Afronta o direito ao desporto, ao restringir, a meu ver, de forma arbitrária, desproporcionada (ainda que, claro, a ética desportiva, a integridade das competições, sejam, por si, fundamentos bem razoáveis), a elegibilidade para participação de certas mulheres em determinadas competições (não todas as competições, o que também não será despiciendo…). Ora, a Carta Olímpica, texto a que as federações internacionais devem obediência, enquadra a “prática desportiva” como “um direito humano”, que não deve ser objeto de “discriminação de qualquer tipo”. Também a Carta Internacional da Educação Física e do Desporto da Unesco consagra o desporto como “um direito fundamental de todos”, dando na sua nova versão ainda mais enfoque a esse direito no prisma do princípio da igualdade, na vertente da não discriminação.

Mais: há aqui uma discriminação em razão do gênero, em regras que se focam na elegibilidade … das mulheres, em competições … de mulheres, no hiperandrogenismo … feminino. Ora, uma das mais importantes convenções de direitos humanos da ONU, a Convenção sobre a Eliminação de Todas as Formas de Discriminação contra as Mulheres, prescreve que a igualdade entre homens e mulheres pressupõe as mesmas possibilidades de participar ativamente nos desportos.

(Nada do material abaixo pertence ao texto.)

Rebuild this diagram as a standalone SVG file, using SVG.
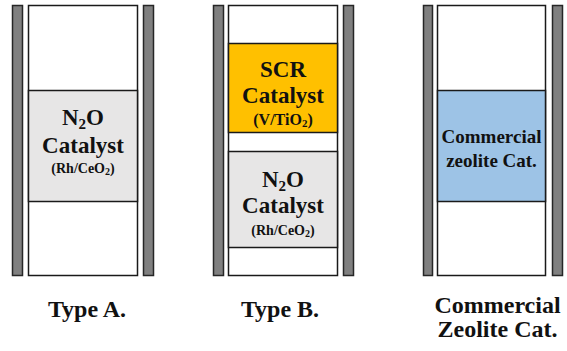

Se Semenya é um exemplo de hiperandrogenismo, tal se deve ao fato de o seu corpo produzir um nível excepcionalmente alto de testosterona, mas de forma natural. Ora, se um atleta não é responsável por violação de normas antidopagem quando se demonstre que os níveis da substância proibida no seu corpo são produzidos endogenamente, por que razão se “punem” as atletas intersexo por idêntico motivo? Valerá a pena reler outro acórdão do CAS, no Caso Chand, que lembra que há atletas de elite com mais visão, mãos maiores, mais capacidade aeróbica, superior resistência à fadiga, uma variação genética que os favorece em relação a de músculos… e tudo de forma natural.